Segundo ele, Dovzhenko não soube transformar o corpo
da mulher em imagem do início confirmador da vida, de
ardente fertilidade e sensualmente palpável, uma vez
que não abstraiu, através dos primeiros planos, a representação
natural. Para Eisenstein, Terra fracassa em contrastar
o panteísmo da natureza com o tema da morte e do funeral
– o espectador não consegue se livrar da mulher concreta,
comum, que se debate na cabana cercada por fornos, panelas,
toalhas, bancos, detalhes da vida cotidiana que o impedem
de visualizar a metáfora pretendida. Há que se notar,
porém, que Dovzhenko trabalha ao longo de todo filme
com a junção dos aspectos imemorial, imaterial, transcendente
e abstrato do tempo com a nova realidade sócio-econômica
que o socialismo introduz nos campos – com o local,
enfim, que o homem ocupa na natureza, sujeito e paciente
dos mesmos processos de morte, de vida e de mudança
(ou seja, de revolução) constantes que o cercam.
Imagens 29 e 30:
A chuva desaba sobre o campo (29). Símbolo
de renovação e de renascimento, ela fertiliza a terra
para as novas colheitas – longe, portanto, do significado
que possui em Um Dia no Campo, de Jean Renoir:
a ruptura súbita e passageira das emoções sufocadas.
Dovzhenko completa o ciclo da morte e da vida na natureza,
que o homem também integra.

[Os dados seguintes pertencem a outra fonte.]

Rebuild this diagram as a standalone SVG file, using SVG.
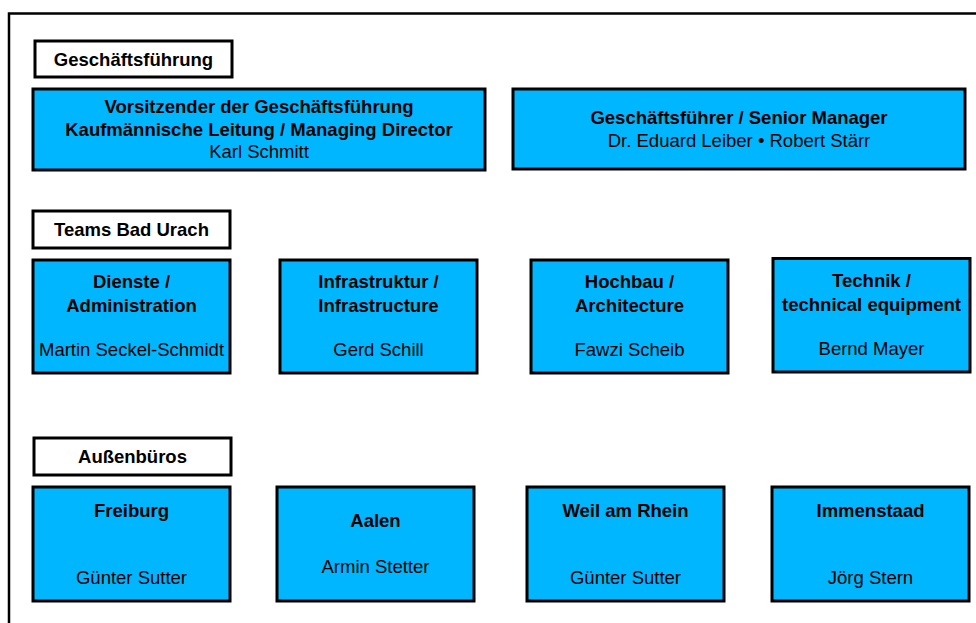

O plano final de Terra
apresenta Basil segurando a namorada nos braços (30).
Será a aliança entre o novo trabalhador que nasce com
o comunismo (não mais oprimido, proprietário coletivo
das máquinas com que produz) e a fertilidade do solo,
do país?
Leituras ideológicas mais apressadas podem apontar que
sim, mas o filme as suplanta – e muito –, tanto que
caiu em desgraça durante o regime stalinista, levando
consigo seu diretor, cujo gosto pelo poético, pelo épico
e pelo evocativo não se encaixaram no realismo socialista
que vigorou na União Soviética a partir de meados da
década de 30. Dovzhenko bateu de frente, igualmente,
com a política oficial de russificação adotada pelo
partido, ligado que era às tradições de sua Ucrânia
natal. Ditaduras, contudo, passam, enquanto a arte sobrevive:
quase oito décadas depois de sua realização, Terra
continua entre as maiores obras-primas do cinema.